David Rowan is much more explicit about his worries. Apart from the general point that sites like facebook are not motivated by your self – interest he goes on to list several other concerns. Giving away too much information makes it harder to reinvent yourself (mature maybe?) in later years. Information supplied for one purpose will invariably be used for another that you did not sign up for and indeed, may be used against you – are you happy to share everything about yourself with a prospective employer? People can be selective in what they choose to republish about you to paint a less attractive picture – people like journalists. Social sites lull us into revealing more than we realize and clever search allows that to be singled out.

Facebook have a Privacy policy that runs to some 5,830 words, nearly a third longer than the US Constitution, but it amounts to “we can do what we want with what we know” apparently. If this seems alarmist on David Rowan’s part you might like to bear in mind that Facebook founder Mark Zuckerberg has been quoted as saying he believes the world would be better place if none of us had any secrets. Hard to argue with that. We would behave better if we felt every thing we ever said, did, wrote or thought was freely and readily available to all our fellow citizens. We would be good – but not for goodness sake. Not sure that’s the world I’d like to inhabit (it is of course the world you already inhabit if you believe in God and divine retribution).

Rowan wrote his piece in response to a colleague’s taunt that only old guys care about privacy.

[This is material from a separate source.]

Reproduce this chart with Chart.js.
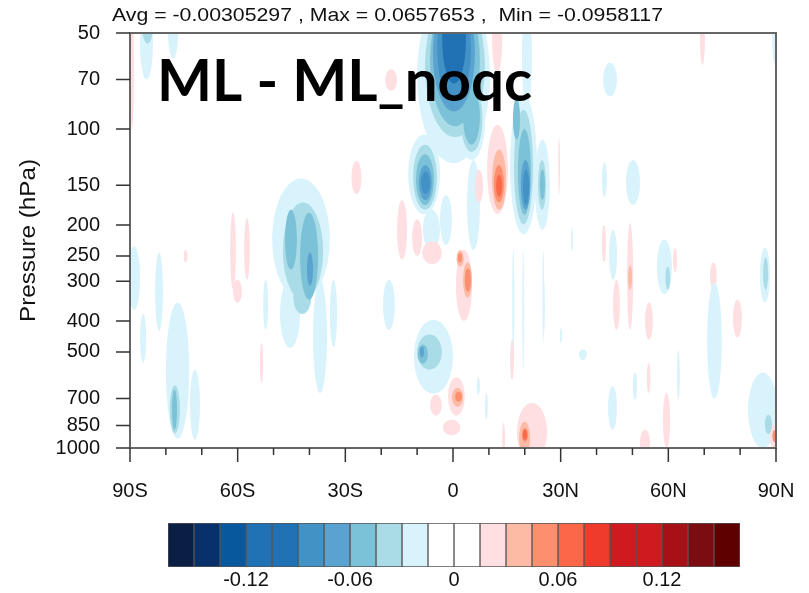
<!DOCTYPE html>
<html>
<head>
<meta charset="utf-8">
<script src="https://cdn.jsdelivr.net/npm/chart.js@4.4.1/dist/chart.umd.min.js"></script>
<style>
  html, body { margin: 0; padding: 0; background: #fff; }
  #wrap { position: relative; width: 809px; height: 593px; overflow: hidden; }
  #field { position: absolute; left: 0; top: 0; }
  #bar { position: absolute; left: 0; top: 500px; }
</style>
</head>
<body>
<div id="wrap">
  <canvas id="field" width="809" height="593"></canvas>
  <canvas id="bar" width="809" height="93"></canvas>
</div>
<script>
// ---- axes / legend values ----
const pressureTicks = [50, 70, 100, 150, 200, 250, 300, 400, 500, 700, 850, 1000];
const latTicks = [-90, -60, -30, 0, 30, 60, 90];
const latTickLabels = ["90S", "60S", "30S", "0", "30N", "60N", "90N"];
const latMinorTicks = [-80, -70, -50, -40, -20, -10, 10, 20, 40, 50, 70, 80];

const levels = [-0.15, -0.135, -0.12, -0.105, -0.09, -0.075, -0.06, -0.045, -0.03, -0.015, 0,
                0.015, 0.03, 0.045, 0.06, 0.075, 0.09, 0.105, 0.12, 0.135, 0.15];
const levelColors = ["#0b1e43", "#08306b", "#08589e", "#2171b5", "#2171b5", "#4292c6", "#5aa2cf",
                     "#7bc1d7", "#a9dce6", "#d9f3fd", "#ffffff", "#ffffff", "#ffdfe1", "#fdbba5",
                     "#fc8f6e", "#fb6848", "#ef3b2c", "#cf1a20", "#cf1a20", "#a61016", "#7b0c12", "#5f0000"];
const barTicks = [-0.12, -0.06, 0, 0.06, 0.12];
const barTickLabels = ["-0.12", "-0.06", "0", "0.06", "0.12"];

const titleText = "Avg = -0.00305297 , Max = 0.0657653 ,  Min = -0.0958117";
const panelText = "ML - ML_noqc";

// ---- field patches: [latWest, latEast, pTop, pBottom, value] ----
const tropUpper = [
  [-10, 10.3, 36, 128, -0.02], [-7.8, 8.9, 38, 106, -0.035], [-6.4, 7.5, 38, 98, -0.05],
  [-5.6, 6.1, 38, 88, -0.065], [-4.4, 5.0, 38, 82, -0.08], [-3.0, 3.6, 38, 72, -0.095],
  [1.4, 8.9, 73, 125, -0.02], [2.2, 8.2, 74, 118, -0.035], [2.8, 7.5, 75, 112, -0.05],
  [3.9, 7.5, 125, 240, -0.02], [-8.4, -3.6, 179, 239, -0.02], [-3.6, -0.3, 161, 231, -0.02],
  [-12.5, -3.6, 104, 185, -0.02], [-11.1, -4.5, 112, 179, -0.035], [-10.3, -5.3, 120, 173, -0.05],
  [-9.5, -5.9, 130, 167, -0.065], [-8.9, -6.4, 136, 160, -0.08],
  [9.5, 15.3, 97, 185, 0.02], [10.9, 14.8, 116, 179, 0.035], [11.4, 14.2, 130, 170, 0.05],
  [12.0, 13.7, 139, 163, 0.065], [6.1, 8.4, 134, 170, 0.02],
  [15.9, 23.4, 78, 214, -0.02], [17.0, 22.3, 87, 199, -0.035], [18.1, 21.7, 100, 186, -0.05],
  [18.9, 21.5, 125, 179, -0.065], [19.5, 21.2, 134, 173, -0.08], [16.7, 18.7, 80, 108, -0.05],
  [19.2, 22.0, 42, 85, -0.02],
  [22.8, 27.0, 108, 207, -0.02], [23.7, 25.9, 125, 179, -0.035], [24.2, 25.6, 134, 167, -0.05],
  [10.9, 13.7, 42, 67, 0.02], [-18.9, -15.6, 65, 76, 0.02], [-28.3, -25.5, 126, 160, 0.02]
];

const southJet = [
  [-50.4, -34.3, 143, 343, -0.02], [-47.4, -36.2, 170, 343, -0.035],
  [-46.8, -43.5, 179, 276, -0.05], [-42.6, -37.6, 183, 343, -0.05],
  [-40.7, -39.0, 244, 310, -0.065], [-44.5, -39.5, 300, 380, -0.035],
  [-48.2, -42.6, 297, 485, -0.02], [-39.0, -35.1, 297, 672, -0.02],
  [-34.3, -32.3, 297, 482, -0.02], [-52.9, -51.5, 297, 426, -0.02]
];

const lowerTrop = [
  [-10.9, 0, 396, 676, -0.02], [-10.0, -3.1, 441, 568, -0.035], [-9.8, -7.0, 474, 544, -0.05],
  [-9.2, -8.1, 481, 520, -0.065],
  [-1.4, 3.3, 600, 792, 0.02], [-0.3, 2.8, 647, 743, 0.035], [0.6, 2.5, 666, 716, 0.05],
  [17.8, 26.2, 722, 1100, 0.02], [18.4, 21.5, 827, 1050, 0.035], [19.2, 20.9, 866, 956, 0.05],
  [19.5, 20.6, 876, 942, 0.065],
  [-6.4, -3.1, 680, 792, 0.02], [-2.8, 2.0, 815, 913, 0.02],
  [0.8, 5.3, 239, 400, 0.02], [1.0, 3.0, 240, 270, 0.035], [2.8, 5.3, 262, 338, 0.035],
  [3.3, 5.0, 273, 324, 0.05], [1.4, 2.5, 245, 262, 0.05],
  [-11.4, -8.6, 192, 250, 0.02], [-8.6, -3.1, 225, 265, 0.02], [-15.6, -12.8, 167, 257, 0.02],
  [-19.5, -16.2, 297, 426, -0.02], [16.5, 17.1, 239, 525, -0.02], [19.3, 19.8, 239, 570, -0.02],
  [24.9, 25.4, 239, 470, -0.02], [15.9, 17.0, 458, 611, 0.02], [13.7, 14.5, 833, 1050, 0.02],
  [8.9, 9.7, 672, 815, -0.02], [6.6, 7.5, 600, 680, -0.02]
];

const southEdge = [
  [-90, -88.9, 42, 100, 0.02], [-61.3, -58.8, 297, 351, 0.02], [-53.8, -52.9, 468, 625, 0.02],
  [-62.1, -60.5, 182, 319, 0.02], [-58.2, -56.6, 190, 297, 0.02], [-75, -74, 239, 262, 0.02],
  [-90.5, -87.2, 233, 369, -0.02], [-83, -80.8, 243, 430, -0.02], [-80, -73.5, 350, 935, -0.02],
  [-73.3, -70.5, 568, 942, -0.02], [-78.9, -76.1, 636, 900, -0.035], [-78.3, -76.9, 657, 876, -0.05],
  [-87.2, -85.5, 380, 540, -0.02], [-87.2, -83.6, 42, 70, -0.02], [-79.4, -76.6, 42, 60, -0.02],
  [-86.6, -83.6, 42, 54, -0.035]
];

const northSide = [
  [41.8, 45.7, 62, 79, -0.02], [41.5, 42.9, 127, 163, -0.02], [48.2, 52.1, 125, 173, -0.02],
  [32.9, 33.4, 203, 243, -0.02], [29.3, 29.8, 106, 161, 0.02], [41.5, 42.6, 200, 262, 0.02],
  [43.5, 45.7, 207, 297, -0.02], [48.5, 50.2, 197, 426, 0.02], [48.8, 49.9, 268, 319, 0.035],
  [44.6, 46.5, 297, 426, 0.02], [53.5, 55.7, 350, 458, 0.02], [56.8, 61.0, 222, 330, -0.02],
  [59.2, 60.5, 270, 319, -0.035], [61.3, 62.4, 236, 281, 0.02], [71.6, 73.5, 262, 319, 0.02],
  [70.8, 74.9, 303, 700, -0.02], [78.0, 80.5, 343, 450, 0.02], [85.5, 88.3, 235, 350, -0.02],
  [86.4, 87.8, 253, 319, -0.035], [82.2, 90.5, 580, 1000, -0.02], [86.9, 88.9, 786, 905, -0.035],
  [88.3, 90.5, 840, 1000, 0.02], [89.0, 90.5, 876, 960, 0.05], [58.5, 60.5, 672, 1000, 0.02],
  [43.2, 45.7, 640, 876, -0.02], [52.1, 54.9, 876, 1050, 0.02], [88.9, 90.5, 40, 63, -0.02],
  [50.1, 51.3, 580, 706, -0.02], [54.0, 55.0, 540, 672, 0.02], [62.4, 63.2, 492, 706, -0.02],
  [25.1, 25.6, 301, 436, -0.02], [29.8, 30.4, 420, 470, -0.02], [35.1, 37.3, 490, 530, -0.02],
  [68.8, 70.2, 42, 63, 0.02]
];

const patches = [...tropUpper, ...southJet, ...lowerTrop, ...southEdge, ...northSide];

function colorFor(v) {
  let i = 0;
  while (i < levels.length && v >= levels[i]) i++;
  return levelColors[i];
}

const ink = "#111";

const fieldPlugin = {
  id: "field",
  beforeDatasetsDraw(chart) {
    const { ctx, chartArea: a, scales: { x, y } } = chart;
    ctx.save();
    ctx.beginPath();
    ctx.rect(a.left, a.top, a.width, a.height);
    ctx.clip();
    patches.slice()
      .sort((p, q) => Math.abs(p[4]) - Math.abs(q[4]))
      .forEach(([w, e, top, bot, v]) => {
        const x0 = x.getPixelForValue(w), x1 = x.getPixelForValue(e);
        const y0 = y.getPixelForValue(top), y1 = y.getPixelForValue(bot);
        ctx.fillStyle = colorFor(v);
        ctx.beginPath();
        ctx.ellipse((x0 + x1) / 2, (y0 + y1) / 2, Math.max(Math.abs(x1 - x0) / 2, 0.8),
          Math.abs(y1 - y0) / 2, 0, 0, Math.PI * 2);
        ctx.fill();
      });
    ctx.restore();
  },
  afterDraw(chart) {
    const { ctx, chartArea: a, scales: { x, y } } = chart;
    ctx.save();
    // frame
    ctx.strokeStyle = "#666";
    ctx.lineWidth = 2;
    ctx.strokeRect(a.left, a.top, a.width, a.height);
    // tick marks
    ctx.strokeStyle = "#333";
    ctx.lineWidth = 1.5;
    ctx.beginPath();
    pressureTicks.forEach((p) => {
      const py = y.getPixelForValue(p);
      ctx.moveTo(a.left - 14, py);
      ctx.lineTo(a.left, py);
    });
    latTicks.forEach((l) => {
      const px = x.getPixelForValue(l);
      ctx.moveTo(px, a.bottom);
      ctx.lineTo(px, a.bottom + 14);
    });
    latMinorTicks.forEach((l) => {
      const px = x.getPixelForValue(l);
      ctx.moveTo(px, a.bottom);
      ctx.lineTo(px, a.bottom + 7);
    });
    ctx.stroke();

    ctx.fillStyle = ink;
    // title
    ctx.font = "19px 'Liberation Sans', Arial, sans-serif";
    ctx.textBaseline = "alphabetic";
    ctx.textAlign = "left";
    let tw = ctx.measureText(titleText).width;
    ctx.save();
    ctx.translate(112, 21);
    ctx.scale(551 / tw, 1);
    ctx.fillText(titleText, 0, 0);
    ctx.restore();

    // axis title
    ctx.save();
    ctx.font = "22px 'Liberation Sans', Arial, sans-serif";
    tw = ctx.measureText("Pressure (hPa)").width;
    ctx.translate(29, (a.top + a.bottom) / 2);
    ctx.rotate(-Math.PI / 2);
    ctx.scale(163 / tw, 1);
    ctx.textAlign = "center";
    ctx.textBaseline = "middle";
    ctx.fillText("Pressure (hPa)", 0, 0);
    ctx.restore();

    // panel label
    ctx.save();
    ctx.fillStyle = "#000";
    ctx.font = "bold 57px Lato, 'Open Sans', sans-serif";
    tw = ctx.measureText(panelText).width;
    ctx.translate(157, 101);
    ctx.scale(375 / tw, 1);
    ctx.fillText(panelText, 0, 0);
    ctx.restore();
    ctx.restore();
  }
};

const tickFont = { family: "'Liberation Sans', Arial, sans-serif", size: 20 };

new Chart(document.getElementById("field"), {
  type: "scatter",
  data: { datasets: [] },
  options: {
    responsive: false,
    animation: false,
    layout: { padding: { left: 0, right: 33, top: 33, bottom: 93 } },
    scales: {
      x: {
        type: "linear",
        min: -90,
        max: 90,
        afterBuildTicks: (s) => { s.ticks = latTicks.map((v) => ({ value: v })); },
        afterFit: (s) => { s.height = 52; s.paddingLeft = 0; s.paddingRight = 0; },
        ticks: {
          autoSkip: false,
          maxRotation: 0,
          padding: 31,
          color: ink,
          font: tickFont,
          callback: (v) => latTickLabels[latTicks.indexOf(v)]
        },
        grid: { display: false, drawTicks: false },
        border: { display: false }
      },
      y: {
        type: "logarithmic",
        reverse: true,
        min: 50,
        max: 1000,
        afterBuildTicks: (s) => { s.ticks = pressureTicks.map((v) => ({ value: v })); },
        afterFit: (s) => { s.width = 130; s.paddingTop = 0; s.paddingBottom = 0; },
        ticks: {
          autoSkip: false,
          padding: 30,
          color: ink,
          font: tickFont,
          callback: (v) => String(v)
        },
        grid: { display: false, drawTicks: false },
        border: { display: false }
      }
    },
    plugins: { legend: { display: false }, tooltip: { enabled: false } }
  },
  plugins: [fieldPlugin]
});

// ---- colour bar ----
const edges = [-0.165, ...levels, 0.165];
new Chart(document.getElementById("bar"), {
  type: "bar",
  data: {
    labels: [""],
    datasets: levelColors.map((c, i) => ({
      data: [[edges[i], edges[i + 1]]],
      backgroundColor: c,
      borderColor: "#555",
      borderWidth: 1,
      borderSkipped: false,
      barPercentage: 1,
      categoryPercentage: 1,
      grouped: false
    }))
  },
  options: {
    responsive: false,
    animation: false,
    indexAxis: "y",
    layout: { padding: { left: 168, right: 69, top: 23, bottom: 0 } },
    scales: {
      x: {
        type: "linear",
        min: -0.165,
        max: 0.165,
        afterBuildTicks: (s) => { s.ticks = barTicks.map((v) => ({ value: v })); },
        afterFit: (s) => { s.height = 26; s.paddingLeft = 0; s.paddingRight = 0; },
        ticks: {
          autoSkip: false,
          maxRotation: 0,
          padding: 1,
          color: ink,
          font: tickFont,
          callback: (v) => barTickLabels[barTicks.indexOf(v)]
        },
        grid: { display: false, drawTicks: false },
        border: { display: false }
      },
      y: { display: false }
    },
    plugins: { legend: { display: false }, tooltip: { enabled: false } }
  }
});
</script>
</body>
</html>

In fact the proportion of younger users of facebook who are becoming more circumspect and private in terms of their use of the site is higher than the older users. We all care about privacy, perhaps if you are older you are better able to understand why. You have more experience of the benefit that comes of mistakes you were able to keep private versus the downside of the ones sadly you were not.

I am a firm believer in Permission Marketing especially in today’s ‘Wired’ World. I think the transaction must be clear – I tell you certain things in return for you using them to my explicit benefit. I am involved in one such business and am aware of others that are being developed. I think we’ll see more and more of this. People will share information about themselves if they can see you will use it responsibly and transparently and they get something out of this. No harm in marketing to people if they want you to. I love cars and would happily share insights on what I own, what I like, what I think about cars etc. if you promise to reward me with great deals and interesting content about my particular hobby. However, I’m not sure I want you to market some diet pills to me just because I confessed to being worried about my weight on facebook to people I thought were my friends or if I uploaded some photos where I looked a bit podgy (which would be any photo of me).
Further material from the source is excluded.